Beamon había entrado en la historia, pulverizando el anterior récord del mundo, en poder de Ralph Boston e Igor Ter-Ovanesyan con 8.35. Comparado con este salto, nosotros somos niños, declaró el atleta soviético. No le faltaba razón. Beamon había saltado 55 centímetros más que cualquier otro hombre hasta ese momento. Dos hechos habían favorecido la consecución de la proeza. Por un lado, la altitud de la capital mexicana (2.240 m) y por otro, el viento favorable, en el límite de lo permitido, de 2 m/s.

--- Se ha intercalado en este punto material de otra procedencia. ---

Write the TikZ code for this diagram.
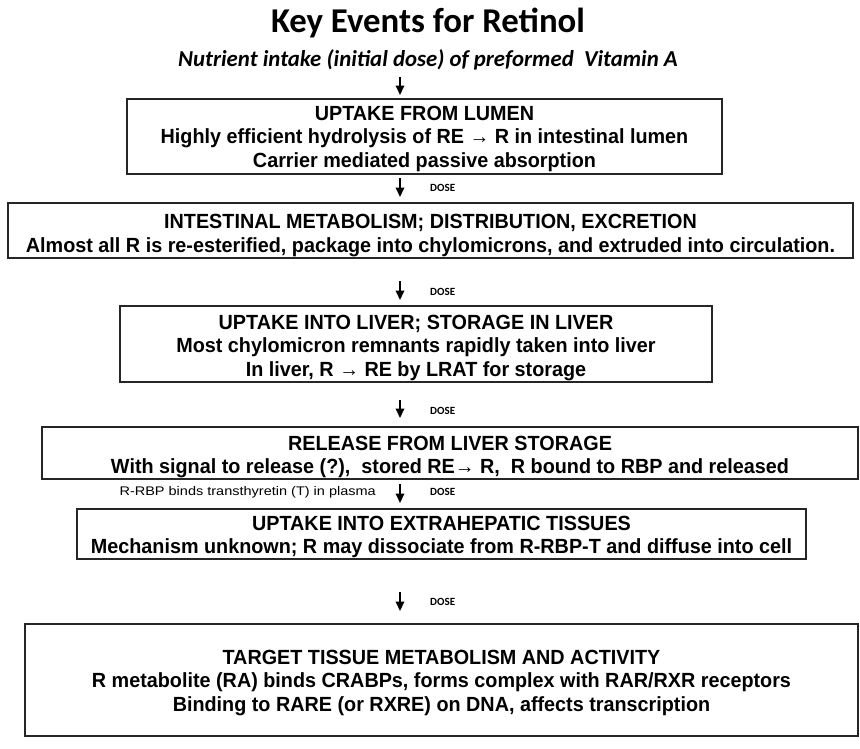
\documentclass[tikz,border=0pt]{standalone}
\usepackage{fontspec}
\setmainfont{Liberation Sans}
\newfontfamily\boxfont{Liberation Sans}[FakeStretch=0.965]
\newfontfamily\labfont{Liberation Sans}[FakeStretch=1.16]
\newfontfamily\titlefont{Carlito}
\usetikzlibrary{arrows.meta}
\tikzset{
  evbox/.style={draw=black!85, line width=1.5pt, inner sep=0pt},
  evtext/.style={inner sep=0pt, align=center,
    font=\boxfont\bfseries\fontsize{20.5}{23.5}\selectfont},
  flow/.style={line width=2pt, -{Triangle[width=8.5pt,length=9.5pt]}},
  dose/.style={font=\titlefont\bfseries\fontsize{11}{12}\selectfont, anchor=west, inner sep=0pt},
}
\begin{document}
\begin{tikzpicture}[x=1pt,y=-1pt]
\useasboundingbox (0,0) rectangle (860,748);
\node[font=\titlefont\bfseries\fontsize{34.8}{38}\selectfont] (title) at (428,23) {Key Events for Retinol};
\node[font=\titlefont\bfseries\itshape\fontsize{22.8}{26}\selectfont] (intake) at (428,60) {Nutrient intake (initial dose) of preformed\ \ Vitamin A};

\node[evbox, minimum width=595pt, minimum height=75pt] (b1) at (424.5,136.5) {};
\node[evtext] (t1) at ([yshift=-2pt]b1.center)
  {UPTAKE FROM LUMEN\\Highly efficient hydrolysis of RE \textrightarrow{} R in intestinal lumen\\Carrier mediated passive absorption};
\node[evbox, minimum width=845pt, minimum height=55pt] (b2) at (430.5,230.5) {};
\node[evtext] (t2) at ([yshift=-5pt]b2.center)
  {INTESTINAL METABOLISM; DISTRIBUTION, EXCRETION\\Almost all R is re-esterified, package into chylomicrons, and extruded into circulation.};
\node[evbox, minimum width=592pt, minimum height=76pt] (b3) at (416,344) {};
\node[evtext] (t3) at ([yshift=-4pt]b3.center)
  {UPTAKE INTO LIVER; STORAGE IN LIVER\\Most chylomicron remnants rapidly taken into liver\\In liver, R \textrightarrow{} RE by LRAT for storage};
\node[evbox, minimum width=816pt, minimum height=52pt] (b4) at (450,453) {};
\node[evtext] (t4) at ([yshift=-4pt]b4.center)
  {RELEASE FROM LIVER STORAGE\\With signal to release (?),\ \ stored RE\textrightarrow{} R,\ \ R bound to RBP and released};
\node[evbox, minimum width=729pt, minimum height=50pt] (b5) at (441.5,534) {};
\node[evtext] (t5) at ([yshift=-3pt]b5.center)
  {UPTAKE INTO EXTRAHEPATIC TISSUES\\Mechanism unknown; R may dissociate from R-RBP-T and diffuse into cell};
\node[evbox, minimum width=833pt, minimum height=112pt] (b6) at (441.5,680) {};
\node[evtext] (t6) at ([yshift=-3pt]b6.center)
  {TARGET TISSUE METABOLISM AND ACTIVITY\\R metabolite (RA) binds CRABPs, forms complex with RAR/RXR receptors\\Binding to RARE (or RXRE) on DNA, affects transcription};

\coordinate (a1s) at (400,77); \coordinate (a1e) at (400,95);
\coordinate (a2s) at (400,178); \coordinate (a2e) at (400,197);
\coordinate (a3s) at (400,281); \coordinate (a3e) at (400,300);
\coordinate (a4s) at (400,400); \coordinate (a4e) at (400,418);
\coordinate (a5s) at (400,484); \coordinate (a5e) at (400,503);
\coordinate (a6s) at (400,592); \coordinate (a6e) at (400,611);
\draw[flow] (a1s) -- (a1e);
\draw[flow] (a2s) -- (a2e);
\draw[flow] (a3s) -- (a3e);
\draw[flow] (a4s) -- (a4e);
\draw[flow] (a5s) -- (a5e);
\draw[flow] (a6s) -- (a6e);
\node[dose] (d2) at (430,188) {DOSE};
\node[dose] (d3) at (430,292) {DOSE};
\node[dose] (d4) at (430,411) {DOSE};
\node[dose] (d5) at (430,492) {DOSE};
\node[dose] (d6) at (430,602) {DOSE};
\node[font=\labfont\fontsize{12.5}{14}\selectfont, anchor=east, inner sep=0pt] (lab) at (376,492) {R-RBP binds transthyretin (T) in plasma};
\end{tikzpicture}
\end{document}
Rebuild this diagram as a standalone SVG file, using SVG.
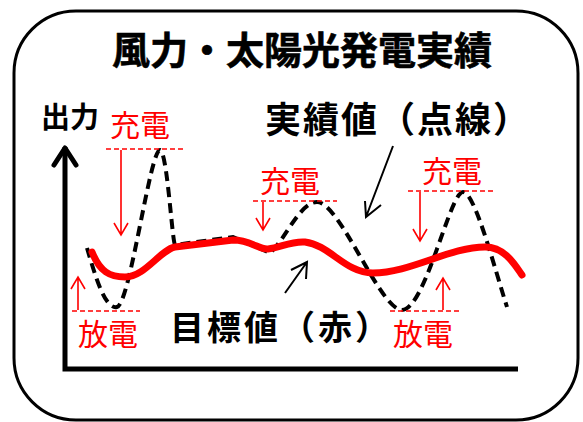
<svg xmlns="http://www.w3.org/2000/svg" width="583" height="422" viewBox="0 0 583 422">
<defs>
<style>
.blk{font-family:"Noto Sans CJK JP","Noto Sans CJK SC",sans-serif;font-weight:bold;fill:#000}
.red{font-family:"Noto Sans CJK JP","Noto Sans CJK SC",sans-serif;font-weight:normal;fill:#FF0000;font-size:30px}
.rdash{stroke:#FF0000;stroke-width:1.5;stroke-dasharray:5 3;fill:none}
.rarrow{stroke:#FF0000;stroke-width:1.6;fill:none}
.ptr{stroke:#000;stroke-width:2;fill:none}
</style>
</defs>
<rect width="583" height="422" fill="#fff"/>
<g id="frame">
<rect x="14" y="11" width="564" height="409" rx="62" ry="62" fill="none" stroke="#000" stroke-width="3"/>
</g>
<g id="title">
<text class="blk" x="302" y="64" font-size="38" text-anchor="middle" stroke="#000" stroke-width="0.6">風力・太陽光発電実績</text>
</g>
<g id="axes">
<path d="M65 147 V369 H518" fill="none" stroke="#000" stroke-width="5"/>
<path d="M54 165 L65 148 L76 165" fill="none" stroke="#000" stroke-width="5" stroke-linecap="round" stroke-linejoin="round"/>
<text class="blk" x="41" y="128" font-size="29">出力</text>
</g>
<g id="actual-curve">
<path d="M87 248 C95 275 105 310 117 307 C130 304 150 150 160 150 C167 150 172 240 175 245 L233 237 L270 253 C285 240 300 202 317 202 C340 202 380 310 402 310 C425 310 450 192 463 192 C475 192 495 270 507 307" fill="none" stroke="#000" stroke-width="4" stroke-dasharray="10 6"/>
</g>
<g id="target-curve">
<path d="M92 252 C100 272 110 277 125 277 C145 277 160 250 175 247 L233 240 C250 240 260 250 268 249 C280 248 290 241 305 242 C330 245 345 273 373 273 C410 273 450 247 485 247 C505 247 515 265 522 275" fill="none" stroke="#FF0000" stroke-width="7" stroke-linecap="round"/>
</g>
<g id="charge1">
<text class="red" x="110" y="136">充電</text>
<line class="rdash" x1="106" y1="149" x2="184" y2="149"/>
<path class="rarrow" d="M121 150 V235 M114 223 L121 235 L128 223"/>
</g>
<g id="charge2">
<text class="red" x="260" y="192">充電</text>
<line class="rdash" x1="253" y1="201" x2="337" y2="201"/>
<path class="rarrow" d="M263 202 V230 M256 218 L263 230 L270 218"/>
</g>
<g id="charge3">
<text class="red" x="422" y="182">充電</text>
<line class="rdash" x1="408" y1="191" x2="495" y2="191"/>
<path class="rarrow" d="M420 192 V241 M413 229 L420 241 L427 229"/>
</g>
<g id="discharge1">
<text class="red" x="78" y="345">放電</text>
<line class="rdash" x1="72" y1="311" x2="140" y2="311"/>
<path class="rarrow" d="M78 310 V277 M71 289 L78 277 L85 289"/>
</g>
<g id="discharge2">
<text class="red" x="393" y="345">放電</text>
<line class="rdash" x1="390" y1="311" x2="462" y2="311"/>
<path class="rarrow" d="M443 310 V278 M436 290 L443 278 L450 290"/>
</g>
<g id="label-actual">
<text class="blk" x="265" y="133" font-size="36" letter-spacing="2">実績値（点線）</text>
</g>
<g id="label-target">
<text class="blk" x="170" y="340" font-size="34" letter-spacing="3">目標値（赤）</text>
</g>
<g id="connectors">
<path class="ptr" d="M393 146 L366 217 M365 201 L366 217 L381 205"/>
<path class="ptr" d="M285 293 L307 262 M291 270 L307 262 L306 279"/>
</g>
</svg>
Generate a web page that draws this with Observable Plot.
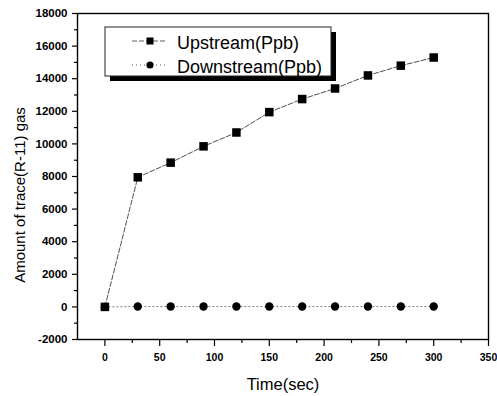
<!DOCTYPE html>
<html><head><meta charset="utf-8">
<script src="https://cdn.jsdelivr.net/npm/d3@7"></script>
<script src="https://cdn.jsdelivr.net/npm/@observablehq/plot@0.6"></script>
<style>
body{margin:0;background:#fff;}
#chart{position:relative;width:497px;height:396px;}
</style>
</head><body><div id="chart"></div>
<script>
const time = [0, 30, 60, 90, 120, 150, 180, 210, 240, 270, 300];
const upstream = [0, 7950, 8850, 9850, 10700, 11950, 12750, 13400, 14200, 14800, 15300];
const downstream = [0, 20, 20, 20, 20, 20, 20, 20, 20, 20, 20];
const seriesNames = ["Upstream(Ppb)", "Downstream(Ppb)"];
const xMajorTicks = [0, 50, 100, 150, 200, 250, 300, 350];
const xMinorTicks = [25, 75, 125, 175, 225, 275, 325];
const yMajorTicks = [-2000, 0, 2000, 4000, 6000, 8000, 10000, 12000, 14000, 16000, 18000];
const yMinorTicks = [-1000, 1000, 3000, 5000, 7000, 9000, 11000, 13000, 15000, 17000];
const xLabel = "Time(sec)";
const yLabel = "Amount of trace(R-11) gas";

const up = time.map((t, i) => ({t, v: upstream[i]}));
const down = time.map((t, i) => ({t, v: downstream[i]}));
const font = '"Liberation Sans", Arial, sans-serif';

const plot = Plot.plot({
  width: 497, height: 396,
  marginLeft: 77, marginRight: 9, marginTop: 13, marginBottom: 57,
  style: {fontFamily: font, background: "#fff", color: "#000"},
  x: {domain: [-25, 350]},
  y: {domain: [-2000, 18000]},
  marks: [
    Plot.line(down, {x: "t", y: "v", stroke: "#444", strokeWidth: 0.8, strokeDasharray: "1,3"}),
    Plot.line(up, {x: "t", y: "v", stroke: "#222", strokeWidth: 0.8, strokeDasharray: "5,2"}),
    Plot.dot(down, {x: "t", y: "v", symbol: "circle", r: 4.2, fill: "#000", stroke: null}),
    Plot.dot(up, {x: "t", y: "v", symbol: "square", r: 4.8, fill: "#000", stroke: null}),
    Plot.frame({stroke: "#000", strokeWidth: 1.4}),
    Plot.axisX(xMajorTicks, {tickSize: 7, tickPadding: 7, fontSize: 10.5, fontWeight: "bold", tickFormat: d => String(d), label: null, strokeWidth: 1.2}),
    Plot.axisX(xMinorTicks, {tickSize: 4, tickFormat: () => "", label: null, strokeWidth: 1.2}),
    Plot.axisY(yMajorTicks, {tickSize: 5, tickPadding: 5, fontSize: 11.5, fontWeight: "bold", tickFormat: d => String(d), label: null, strokeWidth: 1.2}),
    Plot.axisY(yMinorTicks, {tickSize: 3, tickFormat: () => "", label: null, strokeWidth: 1.2}),
    Plot.text([xLabel], {text: d => d, frameAnchor: "bottom", textAnchor: "middle", lineAnchor: "bottom", dy: 50, fontSize: 16.5}),
    Plot.text([yLabel], {text: d => d, frameAnchor: "left", textAnchor: "middle", lineAnchor: "middle", rotate: -90, dx: -57, dy: 18.5, fontSize: 15})
  ]
});
document.getElementById("chart").appendChild(plot);

// legend
const svg = d3.select(plot);
const g = svg.append("g").attr("font-family", font).attr("text-anchor", "start");
g.append("rect").attr("x", 110).attr("y", 32).attr("width", 226).attr("height", 49).attr("fill", "#000");
g.append("rect").attr("x", 105).attr("y", 27).attr("width", 226).attr("height", 49).attr("fill", "#fff").attr("stroke", "#222").attr("stroke-width", 1);
const rows = [
  {name: seriesNames[0], y: 41, dash: "5,2", sym: "square", base: 48.5},
  {name: seriesNames[1], y: 65, dash: "1,3", sym: "circle", base: 72.5}
];
for (const r of rows) {
  g.append("line").attr("x1", 132).attr("x2", 166).attr("y1", r.y).attr("y2", r.y)
    .attr("stroke", "#333").attr("stroke-width", 0.8).attr("stroke-dasharray", r.dash);
  if (r.sym === "square") {
    g.append("rect").attr("x", 146.5).attr("y", r.y - 3.5).attr("width", 7).attr("height", 7).attr("fill", "#000");
  } else {
    g.append("circle").attr("cx", 150).attr("cy", r.y).attr("r", 3.6).attr("fill", "#000");
  }
  g.append("text").attr("x", 177).attr("y", r.base).attr("font-size", 18).attr("fill", "#000").attr("text-anchor", "start").text(r.name);
}
</script>
</body></html>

El salto de Beamon desde tres ángulos diferentes
En México, en los Juegos del black power, un saltador de raza negra acababa de conseguir un récord de proporciones siderales, inalcanzable para las posteriores generaciones. En los años siguientes, nadie osó acercarse a aquella marca. Ni siquiera el propio Beamon, que lo máximo que saltó posteriormente fue 8.22. El salto de México quedó, por tanto, como una anomalía en la carrera de su protagonista. Una maravillosa anomalía.
El salto hacia el futuro de Beamon duró 23 años. Carl Lewis, el saltador más dotado de la historia, persiguió el récord durante más de una década. Se acercó en ocasiones, pero siempre se le resistió. El cruel destino hizo que el Hijo del Viento fuera testigo de como en 1991, en el mejor concurso de la historia celebrado en la rapidísima pista de Tokio, Mike Powell batía la mítica marca saltando 8.95. Lewis había conseguido poco antes 8.91, pero el viento favorable le impidió ostentar, siquiera durante unos minutos, el perseguido récord.